Although the State Department said the government is “making significant progress to address human trafficking,” it also said the country has failed “to show evidence of progress in convicting trafficking offenders, particularly those responsible for labor trafficking.”
“The Government of the Philippines does not fully comply with the minimum standards for the elimination of trafficking,” the State Department said. “Therefore, the Philippines is placed on Tier 2 Watch List.”
Despite the increase in the number of trafficking cases filed in court, it lamented that only four trafficking convictions were obtained under the 2003 anti-trafficking law during the reporting period, and there were no reported labor trafficking convictions, despite widespread reports of Filipinos trafficked for forced labor within the country and abroad.
“The number of convictions for sex trafficking offenders is low given the significant scope and magnitude of sex trafficking within the country and to destinations abroad,” it said.
“Achieving more tangible results in convicting trafficking offenders, and in investigating and prosecuting officials complicit in trafficking is essential for the Government of the Philippines to make more progress toward compliance with the minimum standards for the elimination of trafficking,” the State Department added.
Corruption among law enforcement agents remained pervasive, and some law enforcement and immigration officers were complicit in trafficking and permitted organized crime groups involved in trafficking to conduct their illegal activities, the State Department stressed.
“It is widely believed that some government officials were directly involved in or profited from trafficking operations within the country,” it noted. “Law enforcement officers often extracted protection money or illegitimate businesses, including brothels, in return for tolerating their operation.”
During the reporting period, there were several reports of immigration officials involved in the trafficking of Filipinos overseas, the State Department said.
“The government conducted investigations during the year into official complicity or involvement in trafficking, but cases were still pending.
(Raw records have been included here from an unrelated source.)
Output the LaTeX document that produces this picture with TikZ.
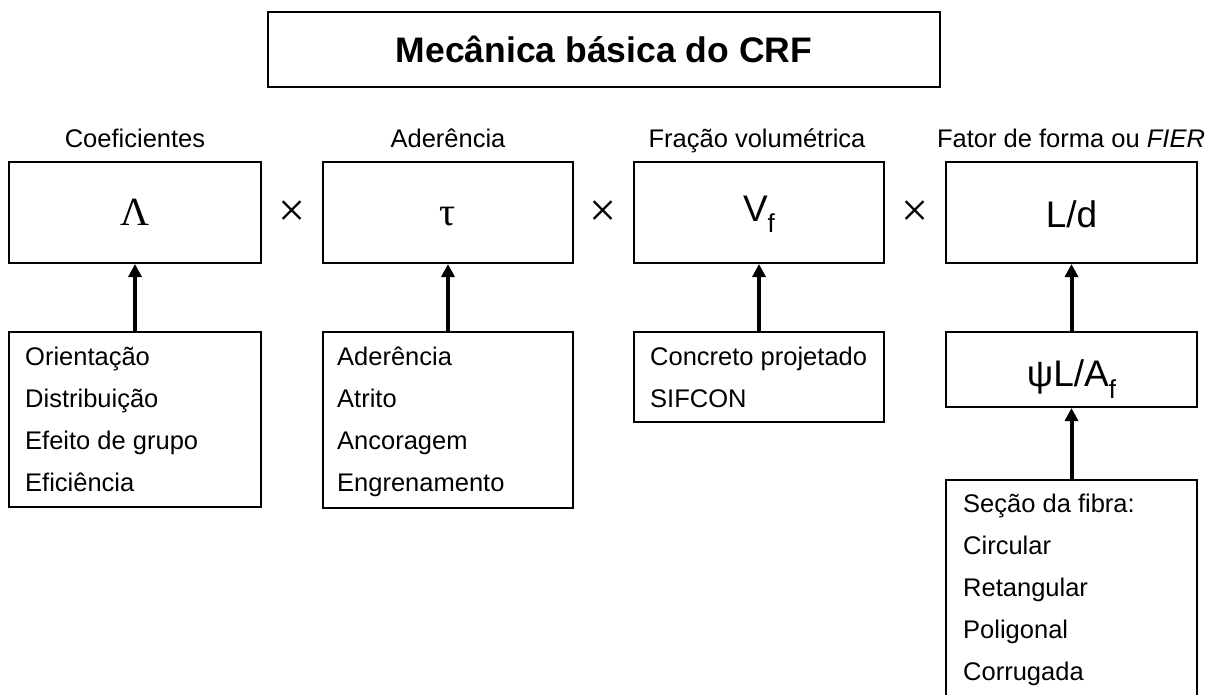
\documentclass[tikz,border=0pt]{standalone}
\usepackage{fontspec}
\setmainfont{Liberation Sans}
\newfontfamily\serifgr{Liberation Serif}
\usetikzlibrary{arrows.meta}
\begin{document}
\begin{tikzpicture}[x=1pt,y=-1pt,
  box/.style={draw=black, line width=2pt, inner sep=0pt},
  symb/.style={font=\fontsize{37}{44}\selectfont},
  grk/.style={font=\serifgr\fontsize{40}{46}\selectfont},
  head/.style={font=\fontsize{25.5}{30}\selectfont, anchor=base, inner sep=0pt},
  items/.style={font=\fontsize{25.5}{42}\selectfont, anchor=base west, inner sep=0pt},
  mult/.style={font=\serifgr\fontsize{48}{52}\selectfont, inner sep=0pt},
  arr/.style={line width=4pt, -{Triangle[length=13pt,width=13pt]}}]
\useasboundingbox (0,0) rectangle (1214,695);
\clip (0,0) rectangle (1214,695);

% title
\node[box, minimum width=672pt, minimum height=75pt, text height=27pt, text depth=0pt,
      font=\bfseries\fontsize{35.5}{40}\selectfont] (title) at (604,49.5) {Mecânica básica do CRF};

% headers
\node[head] (h1) at (135,148) {Coeficientes};
\node[head] (h2) at (448,148) {Aderência};
\node[head] (h3) at (757,148) {Fração volumétrica};
\node[head] (h4) at (1071,148) {Fator de forma ou \textit{FIER}};

% top boxes
\node[box, grk, minimum width=252pt, minimum height=101pt, text height=26pt, text depth=0pt] (b1) at (135,212.5) {Λ};
\node[box, grk, minimum width=250pt, minimum height=101pt, text height=26pt, text depth=0pt] (b2) at (448,212.5) {τ};
\node[box, symb, minimum width=250pt, minimum height=101pt, text height=17pt, text depth=0pt] (b3) at (759,212.5)
  {V\raisebox{-0.32em}{\fontsize{26}{28}\selectfont f}};
\node[box, symb, minimum width=251pt, minimum height=101pt, text height=30pt, text depth=0pt] (b4) at (1071.5,212.5) {L/d};

% multiplication signs
\node[mult] (m1) at (292,214) {×};
\node[mult] (m2) at (603.5,214) {×};
\node[mult] (m3) at (915,214) {×};

% lower boxes
\node[box, minimum width=252pt, minimum height=175pt] (l1) at (135,419.5) {};
\node[box, minimum width=250pt, minimum height=176pt] (l2) at (448,420) {};
\node[box, minimum width=250pt, minimum height=90pt] (l3) at (759,377) {};
\node[box, symb, minimum width=251pt, minimum height=75pt, text height=34pt, text depth=0pt] (psi) at (1071.5,369.5)
  {ψL/A\raisebox{-0.32em}{\fontsize{26}{28}\selectfont f}};
\node[box, minimum width=251pt, minimum height=240pt] (l4) at (1071.5,600) {};

% list texts
\node[items] (t1) at (25,365) {\vtop{\baselineskip=42pt\hbox{Orientação}\hbox{Distribuição}\hbox{Efeito de grupo}\hbox{Eficiência}}};
\node[items] (t2) at (337,365) {\vtop{\baselineskip=42pt\hbox{Aderência}\hbox{Atrito}\hbox{Ancoragem}\hbox{Engrenamento}}};
\node[items] (t3) at (650,365) {\vtop{\baselineskip=42pt\hbox{Concreto projetado}\hbox{SIFCON}}};
\node[items] (t4) at (963,512) {\vtop{\baselineskip=42pt\hbox{Seção da fibra:}\hbox{Circular}\hbox{Retangular}\hbox{Poligonal}\hbox{Corrugada}}};

% arrows
\draw[arr] (l1.north) -- (b1.south);
\draw[arr] (l2.north) -- (b2.south);
\draw[arr] (l3.north) -- (b3.south);
\draw[arr] (psi.north) -- (b4.south);
\draw[arr] (l4.north) -- (psi.south);
\end{tikzpicture}
\end{document}
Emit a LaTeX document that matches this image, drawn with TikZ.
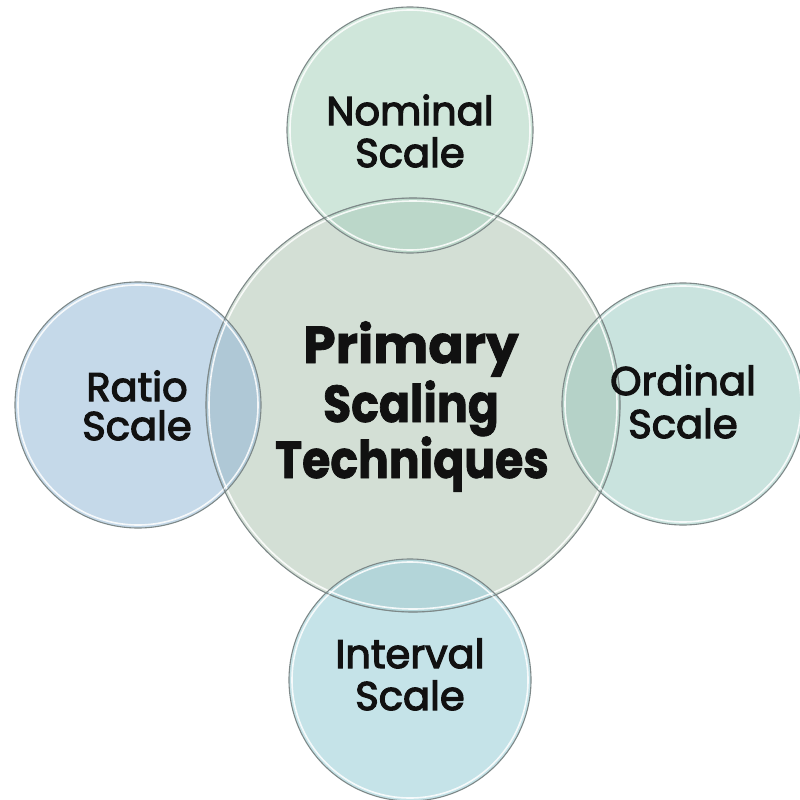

The government did not prosecute or convict any officials for trafficking-related corruption during the reporting period,” it said.
It also criticized Manila for not making any efforts to reduce the demand for child sex tourism nor it took steps to curb the demand for commercial sex acts in the Philippines, despite the country’s thriving commercial sex industry.
The report recommended that the Philippines should “significantly improve the record of prosecutions, convictions, and punishments for traffickers; disseminate information on the 2003 Philippine anti-trafficking law throughout the country;”
It also said that the government should train law enforcement officers and prosecutors on the use of its anti-trafficking law, and to vigorously investigate and prosecute public officials complicit in trafficking.
A country that fails to make significant efforts to comply with the minimum standards for the elimination of trafficking in persons, per US law, receives a “Tier 3” assessment, which could trigger the withholding of non-humanitarian, non-trade-related assistance from the United States.
Predictably, Malacañang, reacting to the negative US report on its failure to curb human trafficking claimed that the prosecution of cases involving human trafficking has been accomplished at a 60 percent level in recent years.
Executive Secretary Eduardo Ermita said that the Palace has activated the government campaigns against human trafficking with the drive focused on Manila, Cebu, Davao and Zamboanga.
“Definitely, we have to advise authorities like the Bureau of Immigration to be on the lookout for such activities. We will not tolerate human trafficking,” Ermita said.
Also in yesterday’s press conference, presidential deputy spokesmanLorelei Fajardo said, “first of all we recognize that human trafficking is a problem. Having said that, we took note of the report. We have made significant accomplisments.”
Fajardo noted that the active presence of an interagency coordinating the efforts on implementing the laws on Anti-Trafficking in Persons Act of 2003 and R.A. No. 9208.
“With 60 percent prosecution in the past years and with the DoJ (Department of Justice) accomplishing this, the government has been working on this (acting on human trafficking)” Fajardo said.
She added that “this (the US state department report) is good wake up call. This can drive us to work for more conviction of violators,” she said.